As your letter to me recognized, this tunnel is a vital rail link for the entire Northeast corridor. The federal interest and Amtrak’s responsibility dwarf the NY-NJ connection. I urge you to obtain actual funding from the administration or from Congress. The federal need is evidenced by your interest and involvement. But we need to know what federal resources are available to repair these vital Amtrak facilities.
Now, in a certain sense, Cuomo isn’t wrong. The federal government can’t simply be a loan facilitator for the Gateway project or any other trans-Hudson rail tunnel. They too need to contribute actual dollars to the project. But Cuomo didn’t stop with this letter, and his subsequent comments nearly parallel Christie’s decision to cancel the ARC Tunnel without seeking a better funding solution.
In comments on New York 1 on Friday and again to reporters during the Dominican Day parade on Sunday, Cuomo talked money. On Friday, he somehow claimed that the funding would “make the price of the ticket explode.” This, of course, hasn’t been a concern of his while building a new transit-less Tappan Zee Bridge without a firm way to pay for the multi-billion-dollar effect. The likely outcome is that the price of the New New York Bridge tolls will explode, but Cuomo isn’t wringing his hands over it.
Meanwhile, on Sunday, he again told reporters that “there’s no reason to meet now, because it’s very simple…I don’t need your advice; I know we need the tunnel. We’ll build the tunnel — I’ll go out there with a shovel myself — but we need the money.”
The feds had a different take. In response on Friday, they reiterated the need to meet to ensure all three partners — the feds, New York and New Jersey — are aligned on the best way forward. Lack of equity and alignment ultimately doomed ARC as Christie had the unilateral power to cancel the tunnel, an outcome the feds hope to deter this time around. Still, Cuomo isn’t interested in meeting, and in eschewing this meeting, he is coming across as derelict in his duties.
To me, this reeks of Cuomo’s recent moves regarding new ideas. If they aren’t his, they aren’t worth following through. The feds aren’t asking for action; they’re asking for a meeting. And if a new tunnel is going to take twelve (!) years to build, posturing over the funding split today isn’t going to resolve tomorrow’s problems. Cuomo and Christie should sit down for a meeting with the feds to plot out what the parties feel is an equitable split of the costs and responsibilities, and afterwards, they can begin to plan out who should fund what and how.
Overall, this project suffers from something of a credibility gap. Amtrak hasn’t presented a sufficiently detailed explanation of the costs, benefits and needs, but the perception exists that, without a new tunnel before the mid-2030s, regional travel could be severely compromised.
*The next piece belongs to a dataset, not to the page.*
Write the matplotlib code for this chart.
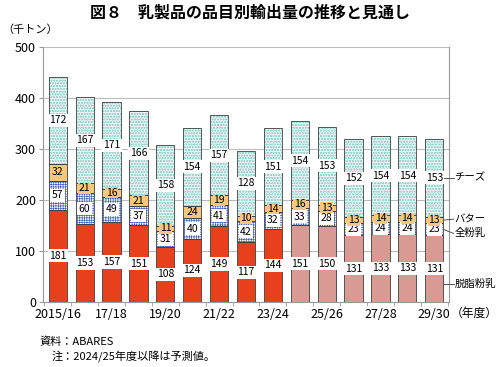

Meanwhile, the competing narrative suggests that Northeast Corridor high-speed rail isn’t possible without a new tunnel for a variety of reasons. These storylines are seemingly at odds with each other, and this conflict has led many who would otherwise be on board with a new rail tunnel keeping these projects at arms’ length. But Cuomo’s willingness to dismiss Foxx’s letter off the bat won’t help us now or in the future, and if he’s going to dig in for the long haul, we’re all in trouble.